→ What is being asked
Look for the string "this" and copy every line that has it.

(Stored items)
[Start]

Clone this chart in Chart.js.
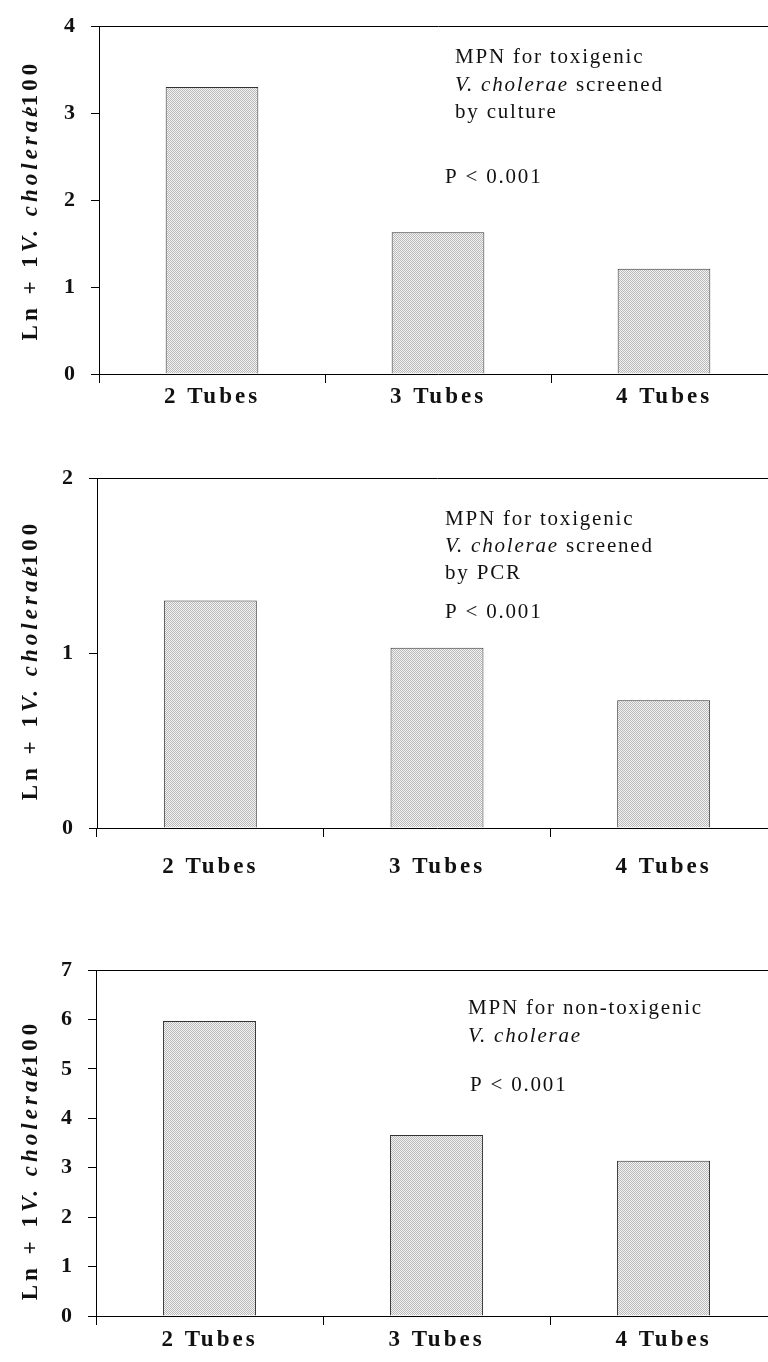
<!DOCTYPE html>
<html>
<head>
<meta charset="utf-8">
<script src="https://cdn.jsdelivr.net/npm/chart.js@4"></script>
<style>
  body { margin: 0; background: #fff; }
  #page { position: relative; width: 768px; height: 1362px; overflow: hidden; }
  #page canvas { position: absolute; left: 0; }
</style>
</head>
<body>
<div id="page">
  <canvas id="culture"></canvas>
  <canvas id="pcr"></canvas>
  <canvas id="nontox"></canvas>
</div>
<script>
// category labels shared by all three panels
const tubeLabels = ["2 Tubes", "3 Tubes", "4 Tubes"];

// Ln(MPN + 1) per 100 ml, one list per panel
const cultureValues = [3.3, 1.63, 1.21];
const pcrValues = [1.3, 1.03, 0.73];
const nonToxValues = [5.97, 3.66, 3.14];

// y axis upper limits (ticks every 1)
const cultureMax = 4;
const pcrMax = 2;
const nonToxMax = 7;

// panel notes: each line is a list of [text, italic]
const cultureNote = [
  [["MPN for toxigenic", false]],
  [["V. cholerae", true], [" screened", false]],
  [["by culture", false]]
];
const pcrNote = [
  [["MPN for toxigenic", false]],
  [["V. cholerae", true], [" screened", false]],
  [["by PCR", false]]
];
const nonToxNote = [
  [["MPN for non-toxigenic", false]],
  [["V. cholerae", true]]
];
const pText = "P < 0.001";

const SERIF = "'Liberation Serif', 'Times New Roman', serif";

// stippled grey fill for the bars
function stipple() {
  const c = document.createElement("canvas");
  c.width = 2; c.height = 2;
  const g = c.getContext("2d");
  g.fillStyle = "#f2f2f2";
  g.fillRect(0, 0, 2, 2);
  g.fillStyle = "#bababa";
  g.fillRect(0, 0, 1, 1);
  g.fillRect(1, 1, 1, 1);
  return g.createPattern(c, "repeat");
}

// draws a line made of plain / italic runs
function drawRuns(ctx, runs, x, y, size, bold, spacing) {
  ctx.letterSpacing = spacing + "px";
  let cx = x;
  runs.forEach(([txt, it]) => {
    ctx.font = (it ? "italic " : "") + (bold ? "bold " : "") + size + "px " + SERIF;
    ctx.fillText(txt, cx, y);
    cx += ctx.measureText(txt).width;
  });
}

const panelText = {
  id: "panelText",
  beforeDraw(chart) {
    // wide tracking on the axis labels
    chart.ctx.letterSpacing = "3px";
  },
  afterDraw(chart, args, opts) {
    const ctx = chart.ctx;
    const area = chart.chartArea;
    ctx.save();
    ctx.fillStyle = "#111";
    ctx.textBaseline = "middle";
    ctx.textAlign = "left";

    // note block
    opts.note.forEach((runs, i) => {
      drawRuns(ctx, runs, opts.noteX, opts.noteY[i], 21, false, 1.8);
    });
    drawRuns(ctx, [[pText, false]], opts.pX, opts.pY, 21, false, 1.8);

    // rotated axis title: Ln + 1 V. cholerae/100
    ctx.translate(31, (area.top + area.bottom) / 2 + opts.titleShift);
    ctx.rotate(-Math.PI / 2);
    ctx.letterSpacing = "4px";
    const size = 23;
    const parts = [["Ln + 1", false], ["V. cholerae", true], ["/100", false]];
    let w = 0;
    parts.forEach(([t, it]) => {
      ctx.font = (it ? "italic " : "") + "bold " + size + "px " + SERIF;
      w += ctx.measureText(t).width;
    });
    ctx.font = "bold " + size + "px " + SERIF;
    const eW = ctx.measureText("e").width;
    w -= eW;
    let x = -w / 2;
    parts.forEach(([t, it], k) => {
      ctx.font = (it ? "italic " : "") + "bold " + size + "px " + SERIF;
      if (k === 2) x -= eW; // the slash sits over the final "e"
      ctx.fillText(t, x, 0);
      x += ctx.measureText(t).width;
    });
    ctx.restore();
  }
};

function makePanel(p) {
  const canvas = document.getElementById(p.id);
  canvas.width = 800;
  canvas.height = p.height;
  canvas.style.top = p.top + "px";

  return new Chart(canvas, {
    type: "bar",
    data: {
      labels: tubeLabels,
      datasets: [{
        data: p.values,
        backgroundColor: stipple(),
        borderColor: "#333",
        borderWidth: 1,
        barPercentage: 0.41,
        categoryPercentage: 1
      }]
    },
    options: {
      responsive: false,
      devicePixelRatio: 1,
      animation: false,
      layout: { padding: { top: p.areaTop, right: 23, left: 0, bottom: 0 } },
      plugins: {
        legend: { display: false },
        tooltip: { enabled: false },
        panelText: {
          note: p.note, noteX: p.noteX, noteY: p.noteY,
          pX: p.pX, pY: p.pY, titleShift: p.titleShift
        }
      },
      scales: {
        x: {
          afterFit(scale) { scale.height = p.height - p.areaBottom; },
          grid: {
            offset: true,
            drawOnChartArea: false,
            tickLength: 9,
            tickColor: "#000",
            color: "#000"
          },
          border: { display: true, color: "#000", width: 1 },
          ticks: {
            padding: p.labelPad,
            color: "#111",
            font: { family: SERIF, size: 23, weight: "bold" }
          }
        },
        y: {
          min: 0,
          max: p.max,
          afterFit(scale) { scale.width = p.axisLeft; },
          grid: {
            // only the top gridline is drawn, as a frame line
            color: (c) => (c.tick && c.tick.value === p.max ? "#000" : "rgba(0,0,0,0)"),
            tickColor: "#000",
            tickLength: 8
          },
          border: { display: true, color: "#000", width: 1 },
          ticks: {
            stepSize: 1,
            padding: 13,
            color: "#111",
            font: { family: SERIF, size: 22, weight: "bold" }
          }
        }
      }
    },
    plugins: [panelText]
  });
}

makePanel({
  id: "culture", top: 0, height: 430, values: cultureValues, max: cultureMax,
  axisLeft: 99, areaTop: 24, areaBottom: 374, labelPad: 0,
  note: cultureNote, noteX: 455, noteY: [57, 85, 112], pX: 445, pY: 177, titleShift: 0
});

makePanel({
  id: "pcr", top: 430, height: 470, values: pcrValues, max: pcrMax,
  axisLeft: 97, areaTop: 48, areaBottom: 398, labelPad: 16,
  note: pcrNote, noteX: 445, noteY: [89, 116, 143], pX: 445, pY: 182, titleShift: 7
});

makePanel({
  id: "nontox", top: 900, height: 462, values: nonToxValues, max: nonToxMax,
  axisLeft: 96, areaTop: 70, areaBottom: 416, labelPad: 1,
  note: nonToxNote, noteX: 468, noteY: [108, 136], pX: 470, pY: 185, titleShift: 17
});
</script>
</body>
</html>
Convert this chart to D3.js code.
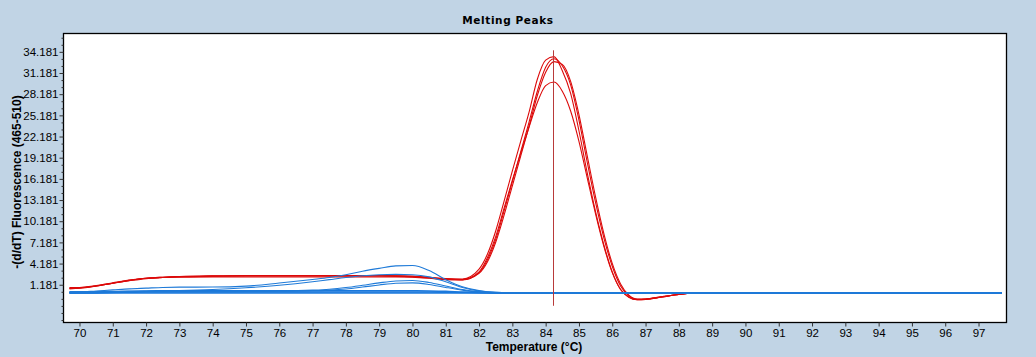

[End]

→ Answer to the task
Clone this chart in Chart.js.
Convert this chart to D3.js code.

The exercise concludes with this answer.